Alors, en tant que leader, l’ « optimisme de façade » qui est souvent de rigueur quand le bateau tangue est-il adapté ? Cette volonté de rebondir au plus vite n’a-t-elle pas tendance à se transformer en une œillère inconsciente qui empêche d’accuser pleinement réception de ce que cette crise nous invite à entendre ?
Les plus grandes opportunités RESIDENT dans leS cœurS deS COLLABORATEURS ET LEURS DESIRS POUR LE MONDE
Il y a un mois et demi, j’animais une retraite d’équipe de trois jours pour une vingtaine de managers de Haute-Savoie Habitat et leur directeur général. En pleine forêt, au cours d’un processus invitant chacun à exprimer ses émotions face l’état de notre planète, cette réalité s’est à nouveau imposée à moi : tous, sans exception, étaient pleinement conscients des enjeux qui pèsent aujourd’hui sur l’humanité. Peur, colère, désarroi, tristesse se sont exprimées sans fard. Il n’y eut aucune posture de déni, aucune tentative de relativiser intellectuellement tous ces défis sociétaux et environnementaux qui nous menacent…
Les dirigeants d’entreprise doivent entendre pleinement cette réalité : chacun de leurs collaborateurs vit cette époque tourmentée dans sa chair. Chacun – à un niveau plus ou moins conscient – a compris que l’avenir de nos enfants est en jeu.
Même si les émotions sont douloureuses à cet endroit et pourraient nous inviter à nous en détourner, c’est pourtant là que réside la véritable opportunité de cette crise. L’émotion vient du latin « emovere » qui signifie « mouvement vers l’extérieur » : elle est un élan de l’être.
Deux options s’offrent désormais aux entreprises :
- Continuer à « faire semblant » de ne pas voir cette réalité ; décider de la laisser volontairement à l’extérieur de l’entreprise, car après tout, ce n’est pas directement son rôle et elle doit peut-être se concentrer sur sa survie.
- Ou bien, au contraire, décider d’embrasser cette réalité, d’en faire une sorte de « green deal corporate interne » pour y trouver un levier extraordinaire de réengagement des collaborateurs et d’innovation insoupçonnée pour l’entreprise.
Voici la véritable opportunité : avoir un discours vrai sur la réalité du monde pour permettre aux collaborateurs d’aller toucher en eux leur désir d’agir pour la société, pour la planète ou pour leurs enfants. Comment la saisir ?
En écoutant les collaborateurs et en s’appuyant sur leurs désirs et leur énergie.

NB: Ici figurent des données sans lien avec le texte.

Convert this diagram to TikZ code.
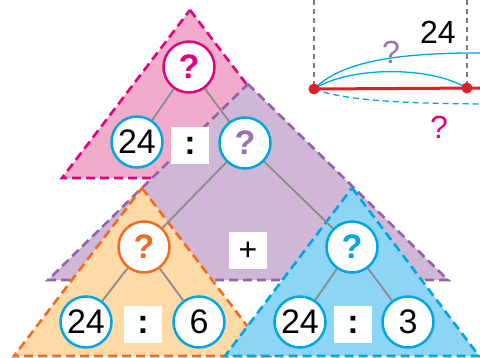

L’opportunité consiste à ouvrir des espaces d’intelligence collective pour laisser émerger des projets un peu « fous » mais porteurs de sens et d’enthousiasme.
Ce travail est doublement bénéfique : il redonnera de la perspective à l’entreprise et à ses collaborateurs dans une période où nous en manquerons cruellement.
Bien sûr, la question du « timing » est importante : la conjoncture actuelle ne permettra peut être pas de lancer tout de suite ces projets si l’entreprise est en difficulté. Mais c’est bien maintenant qu’il faut en semer les graines.
L’entreprise citée précédemment l’a bien compris : la crise n’invite pas à se recroqueviller sur soi dans l’espoir tout cela passe. Après avoir « ouvert les cœurs » des collaborateurs en 2018, elle a décidé d’ « ouvrir les esprits » et d’inviter chaque collaborateur à contacter sa part spirituelle pour s’engager pleinement dans des projets au service des parties prenantes de l’entreprise.
Pour participer à un monde meilleur, autour de soi.
Redonner aux collaborateurs leur pouvoir d’agir dans leur vie et pour la société représente aujourd’hui l’une des plus nobles tâches des leaders éclairés.
C’est aux leaders qu’il incombe d’ouvrir cette voie. C’est à eux qu’il incombent de dépasser leurs vieux réflexes, leurs propres peurs (d’être jugé, incompris ou seul) pour oser franchir ce seuil : celui de faire progressivement coïncider le projet d’entreprise avec ce que nous vivons et aspirons à offrir en tant qu’êtres humains.